No es raro que mencione en estos artículos de fin de semana mi afición a curiosear en libros de gastronomía y también, claro está, en recovecos de internet. Lo segundo es muy práctico; a uno le llama la atención cualquier tuétano sustancioso y, venga, copiar y pegar.

Pero, lo realmente sabroso es ponerse a trazar la vista por libracos que estaban ahí guardados entre reliquias y por alguna causa quedaron allí olvidados. Hasta divertido, créanme, buscar la manera de posicionar el tomo en cuestión y transcribir párrafos que valen un potosí; hoy quiero dejarles con este hallazgo, trabajo de José H. Chela que se remonta al año 92 y que recreaba una receta típica de... ¡San Borondón!

Genio figura, el escritor y periodista afirmaba: "Me parece que es la primera vez que se imagina una coquinaria propia de esta tierra huidiza hecha de sueños, de nubes y reflejos". "Que por fantasear que no quede", advertía el recordado colega al presentar la receta samborondoriana del Guiso de Haches, ya que lleva hongos, hierbas e hígado.

Parte la propuesta de Chela con los hongos, "que los primitivos insulares la usaban para su alimentación, cosa lógica al tenerlas directamente de montes y bosques, aunque la micología se perdiera inexplicablemente a lo largo de los siglos".

Introduce el autor el jengibre, "especie extraña a nuestra culinaria tradicional, pero es que San Borondón es una isla de origen medieval y céltico; el vino utilizado en este guisote -de suculenta finura y virtudes afrodisíacas- es el herreño llamado de pata. Los duendes de San Borondón abandonaban, nocturnalmente, su ilocalizable morada y se acercaban a las bodegas de la isla chiquita para robar, sin que se notase, succionando de las barricas, los litros indispensables".

Esta es la receta para cuatro personas.

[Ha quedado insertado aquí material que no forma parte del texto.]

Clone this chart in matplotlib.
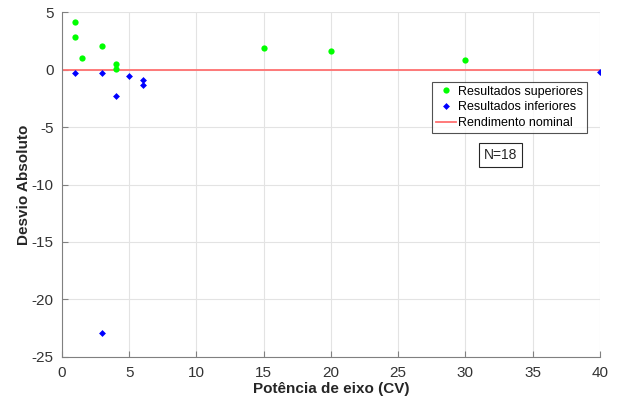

Se toman cuatro bistecs de hígado de cochino; se les quitan los pellejos y cortan en cachos como de dos centímetros o tres. Se sazonan con sal, pimienta y jengibre en polvo y, a continuación se pasan por harina y se fríen (lo normal, si somos consecuentes, sería con manteca*).

Seguidamente, sacamos los pedazos de carne, los escurrimos bien y los reservamos. Colamos la manteca -o el aceite- donde hemos preparado el hígado y volvemos a ponerla en el mismo recipiente. Ahora sofreímos un par de cebollas bien grandes, o tres medianas, que habremos pelado y cortado en lunas.

Cuando están bien transparentes, añadimos trescientos o cuatrocientos gramos de setas, si son silvestres mejor, partidas a mano y nunca cortadas con cuchillo. Removemos un poco para que se doren con la cebolla. Luego, agregamos el hígado y removemos de nuevo.

Espolvoreamos con unas hierbas picadas en poca cantidad: romero, tomillo y una hoja seca de laurel. Mojamos con un vaso y medio -de los grandes- de vino y ponemos un fisco de agua.

Dejamos hacer, tapando el recipiente. A media cocción, rectificamos de sal. Cuando la salsa quede levemente espesa, apartamos y dejamos reposar unos minutos.

*Recordemos que el secreto para freír bien el hígado y que no quede como la suela de un zapato es hacerlo con la grasa caliente, pero no arrebatada. Que se guise, más bien, mientras se dora.

El autor de la receta sugiere acompañar con una bola de papas en un lado del plato... "lo que también supone cierta licencia histórica, claro".

¡Qué decir ante el hallazgo de una receta samborondoriana! ¡Manos a la obra!